【Brownbag】Social Network and Industrial Policy: Japan's Camphor Monopoly in Colonial Taiwan

  • 研討會日期 : 2023-08-04
  • 時間 : 12:10
  • 主講人 : Professor Yi-Fan Chen (陳奕帆)
  • 地點 : Conference Room B110
  • 演講者簡介 : Professor Yi-Fan Chen received his PhD in Economics from National Taiwan University. He is currently an Assistant Professor at the National University of Kaohsiung. His research interests are international trade, industrial organization, and applied game theory.

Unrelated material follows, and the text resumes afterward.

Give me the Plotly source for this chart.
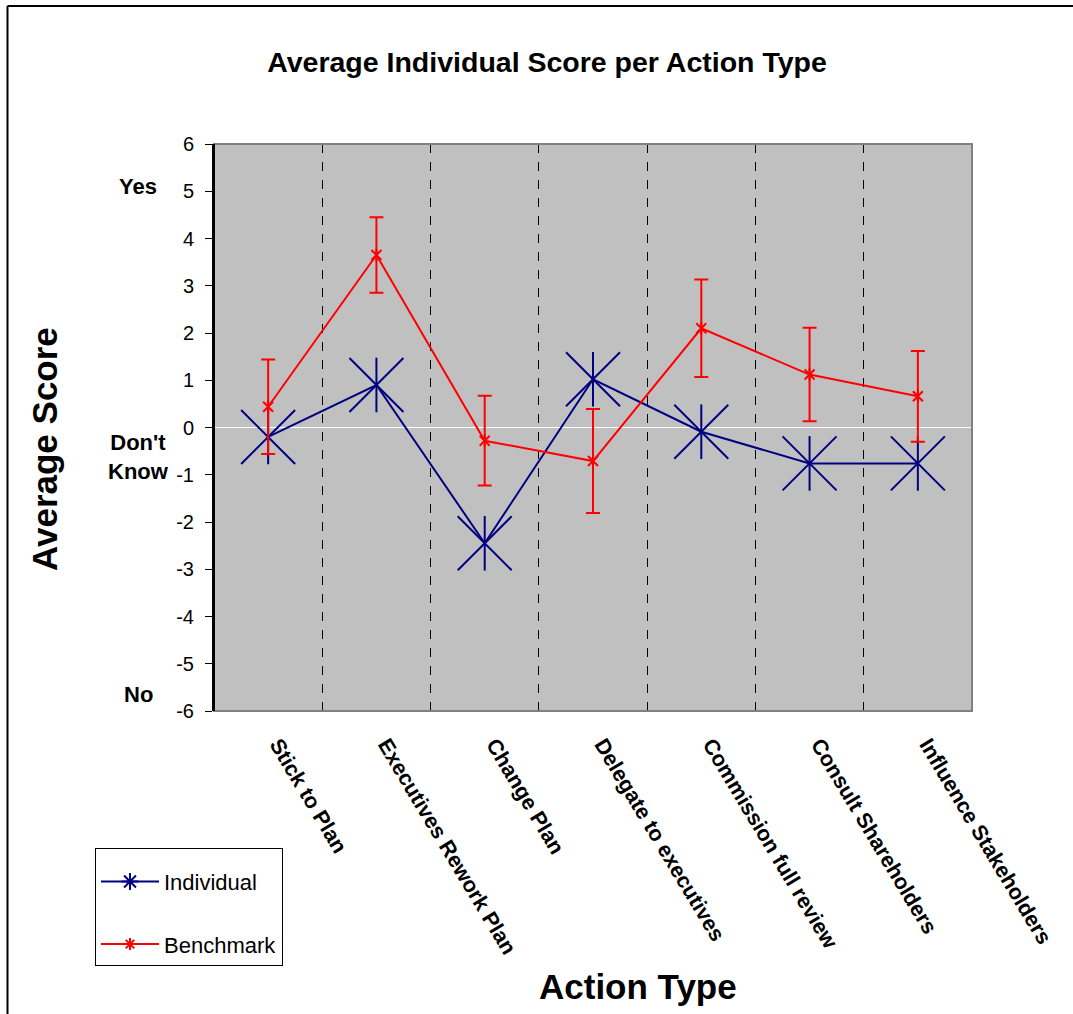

  • 演講摘要 : This paper studies how Japan's Camphor Monopoly System and businessmen-official connection interplay to shape firm-level productivities in Taiwan's crude camphor industry. Using the camphor permission data retrieved from Yearbook of Taiwan Government-General Monopoly Bureau (臺灣総督府専売事業年報), we estimate establishment-level productivity by exploiting variations in the adjustments of production quota given to the permitted firms. Our estimation provides evidence that the Camphor Monopoly System is winner-picking by design as the Monopoly Bureau tends to kick unproductive firms out from the system. We also find that establishments owned by local Taiwanese businessmen tend to be more productive in terms of input while receiving fewer compensation from the Monopoly Bureau, which suggests the potential importance of businessmen-official connectivity on the Monopoly Bureau's treatments to firms. We construct the businessmen-official network by scrapping through the Taiwan Daily News (台湾日日新報) data archive, then we aggregate up the network to obtain firm-level connectivities, and estimate its effect on the amount of compensation received from the Monopoly Bureau. We find that the social network that we constructed is indeed centered around high officials in Taiwan Government-General, wherein these officials are well-connected with the Japanese Zaibatsu participating in the Camphor Monopoly System. In contrast, the local businessmen in the system are connected to the officials indirectly through local Taiwanese gentries cooperating with the government. We evaluate how such a firm-official connectivity interplay with firm-level productivity potential in affecting firms' decisions on productivity improvement, the Monopoly Bureau's decision of granting production permissions, and government income from camphor monopoly by simulating a theoretical model based on our estimates to firm-level productivities and connectivities.